Alongside this there is a pretty broad consensus – including from the IMF – that we should be placing less emphasis on single-figure headroom estimates and instead calibrate fiscal decisions using the confidence bands around the OBR’s projections.
And indeed, from 2027 the Charter for Budget Responsibility does introduce a tolerance range for the borrowing rule of ±0.5% of GDP before a correction is required. This is a welcome development, and there is a strong argument for bringing it forward to 2026 and indeed considering a range for the debt rule too.
There are further steps we could take towards healthier fiscal policymaking. We could formally integrate the OBR’s analysis of long-term fiscal risks into the budget process, so that they’re given equal weighting with more short-term forecasts.
We should also seriously consider returning at least some forecasting responsibilities to the Treasury, in line with most other countries’ approaches. This isn’t about letting the Treasury mark its own homework, but accurately reflecting that forecasts depend on big, inherently political judgements about different policy paths. These judgements should be made by accountable, elected politicians rather than technocrats.
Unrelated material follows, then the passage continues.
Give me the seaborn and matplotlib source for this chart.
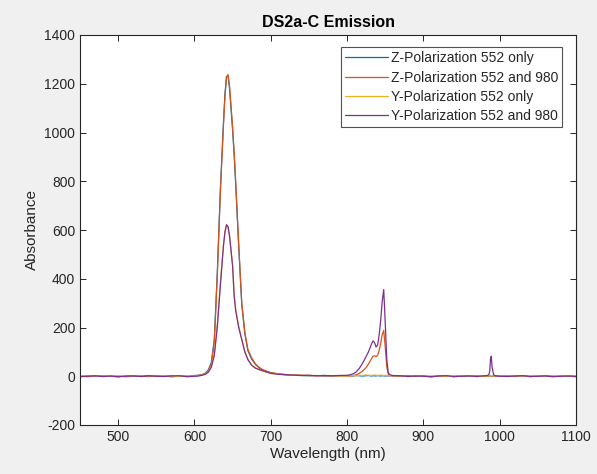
import numpy as np
import pandas as pd
import matplotlib
matplotlib.use("Agg")
import matplotlib.pyplot as plt
import seaborn as sns

wavelength = ([450, 460, 470, 480, 490, 500, 510, 520, 530, 540, 550, 560, 570, 580, 590, 600]
              + [605, 610, 614, 618, 622, 626, 630, 634, 638, 640, 642, 644, 646, 650, 652, 654, 658,
                 662, 666, 670, 675, 680, 685, 690, 695, 700]
              + [710, 720, 730, 740, 750, 760, 770, 780, 790, 800]
              + [804, 808, 812, 816, 820, 824, 828, 832, 834, 836, 838, 840, 842, 844, 846, 848, 850,
                 852, 854, 856, 860]
              + [870, 880, 890, 900, 910, 920, 930, 940, 950, 960, 970, 980]
              + [984, 986, 987, 988, 989, 990, 992, 994]
              + [1000, 1010, 1020, 1030, 1040, 1050, 1060, 1070, 1080, 1090, 1100])

z_552_only = ([-1, 1, 2, -1, 0, -2, 1, 2, -1, 0, 2, 1, -2, 0, 1, 3]
              + [4, 7, 12, 25, 55, 150, 430, 770, 1040, 1160, 1230, 1232, 1180, 1010, 910, 790, 530,
                 295, 175, 105, 70, 48, 34, 25, 19, 14]
              + [9, 6, 4, 3, 2, 3, 1, 2, 3, 2]
              + [2, 1, 3, 2, 1, 2, 3, 1, 2, 2, 1, 3, 2, 1, 2, 2, 1, 2, 1, 2, 1]
              + [0, 2, -1, 1, -1, 0, 2, -2, 1, 0, 1, -1]
              + [1, 0, 2, 1, 1, 0, 1, 2]
              + [0, 1, -1, 1, 0, -1, 2, 0, -1, 1, 0])

z_552_980 = ([1, -2, 0, 2, -1, 1, -2, 0, 1, 3, -1, 0, 2, -1, 1, 2]
             + [3, 6, 10, 22, 48, 140, 420, 760, 1030, 1150, 1225, 1238, 1190, 1020, 920, 800, 540,
                300, 180, 110, 75, 50, 36, 26, 20, 15]
             + [10, 7, 5, 4, 3, 2, 3, 1, 2, 2]
             + [2, 3, 6, 12, 20, 32, 50, 72, 82, 84, 80, 86, 105, 135, 170, 188, 120, 40, 8, 4, 2]
             + [1, -1, 2, 0, -2, 1, 0, -1, 2, 1, -1, 0]
             + [1, 2, 2, 3, 3, 2, 1, 0]
             + [1, -1, 0, 2, -2, 1, 0, -1, 1, 0, -2])

y_552_only = ([0, 1, -1, 1, 2, 0, -1, 1, 0, -2, 1, 2, 0, -1, 2, 1]
              + [2, 5, 9, 18, 40, 90, 215, 385, 540, 595, 618, 612, 572, 455, 335, 275, 205,
                 152, 102, 70, 46, 34, 27, 21, 16, 12]
              + [9, 6, 5, 4, 3, 2, 3, 2, 2, 1]
              + [2, 3, 2, 4, 3, 5, 4, 3, 4, 5, 4, 3, 4, 5, 4, 3, 4, 3, 2, 3, 2]
              + [1, 0, 2, -1, 1, 0, -1, 1, 2, 0, -1, 1]
              + [1, 2, 1, 2, 3, 2, 1, 1]
              + [1, 0, 2, -1, 0, 1, -1, 1, 0, 2, -1])

y_552_980 = ([-2, 0, 1, -1, 1, -2, 0, 1, -1, 1, 0, -1, 1, 2, -2, 0]
             + [1, 4, 8, 16, 36, 85, 205, 375, 535, 592, 622, 614, 575, 451, 330, 270, 200,
                150, 100, 68, 45, 33, 27, 22, 17, 12]
             + [8, 6, 5, 3, 4, 2, 3, 2, 3, 4]
             + [6, 10, 18, 32, 52, 75, 100, 132, 145, 138, 120, 128, 168, 228, 305, 356, 220, 70,
                14, 6, 3]
             + [2, -1, 1, 0, -2, 1, 2, -1, 0, 1, -1, 2]
             + [3, 8, 22, 72, 82, 38, 7, 2]
             + [0, -1, 1, 2, -1, 0, 1, -2, 0, 1, -1])

series_labels = ["Z-Polarization 552 only", "Z-Polarization 552 and 980",
                 "Y-Polarization 552 only", "Y-Polarization 552 and 980"]
series_values = [z_552_only, z_552_980, y_552_only, y_552_980]
colors = ["#0072BD", "#D95319", "#EDB120", "#7E2F8E"]

frames = []
for lab, vals in zip(series_labels, series_values):
    assert len(vals) == len(wavelength), (lab, len(vals), len(wavelength))
    frames.append(pd.DataFrame({"Wavelength": wavelength, "Value": vals, "Series": lab}))
df = pd.concat(frames, ignore_index=True)

sns.set_style("ticks")
plt.rcParams['font.family'] = ['Liberation Sans', 'DejaVu Sans']
plt.rcParams['axes.unicode_minus'] = False

fig = plt.figure(figsize=(5.97, 4.74), dpi=100, facecolor="#F0F0F0")
ax = fig.add_axes([80 / 597, 1 - 425 / 474, (576 - 80) / 597, (425 - 35) / 474])
ax.set_facecolor("white")

sns.lineplot(data=df, x="Wavelength", y="Value", hue="Series", hue_order=series_labels,
             palette=colors, estimator=None, sort=False, linewidth=0.9, ax=ax)

ax.set_xlim(450, 1100)
ax.set_ylim(-200, 1400)
ax.set_xticks(range(500, 1101, 100))
ax.set_yticks(range(-200, 1401, 200))
axc = "#262626"
for s in ax.spines.values():
    s.set_visible(True)
    s.set_color(axc)
    s.set_linewidth(0.8)
ax.tick_params(direction="in", top=True, right=True, length=4, width=0.7,
               colors=axc, labelsize=10, labelcolor=axc)

ax.set_xlabel("Wavelength (nm)", fontsize=11, color=axc, labelpad=2)
ax.set_ylabel("Absorbance", fontsize=11, color=axc, labelpad=4)
ax.set_title("DS2a-C Emission", fontsize=11.5, fontweight="bold", color="black", pad=6)

leg = ax.legend(loc="upper right", bbox_to_anchor=(0.972, 0.969), fontsize=10,
                frameon=True, fancybox=False, handlelength=3.1, handletextpad=0.2,
                borderpad=0.3, labelspacing=0.38, borderaxespad=0.0)
leg.get_frame().set_edgecolor("#262626")
leg.get_frame().set_linewidth(0.8)
leg.set_title(None)

fig.savefig("out.png", dpi=100, facecolor=fig.get_facecolor())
The time to be having these conversations about how to improve the fiscal framework is now. Moving to a single OBR assessment of the fiscal rules a year will require amending the Charter for Budget Responsibility, so we should be thinking about what other improvements could be made – integrating long-term risks into the core of the budget process; adopting forecast ranges that better reflect uncertainty; better aligning targets with strategy; and drawing on a broader base of analytical expertise. Done properly, this would shift the debate away from narrow short-term metrics and towards the long-term economic health that truly determines our fiscal future.
Fiscal rules exist to help us make better decisions, not to trap us in a cycle of speculation. If we want a stronger, more resilient economy, we cannot keep chasing shadows and debating numbers that are constantly being revised.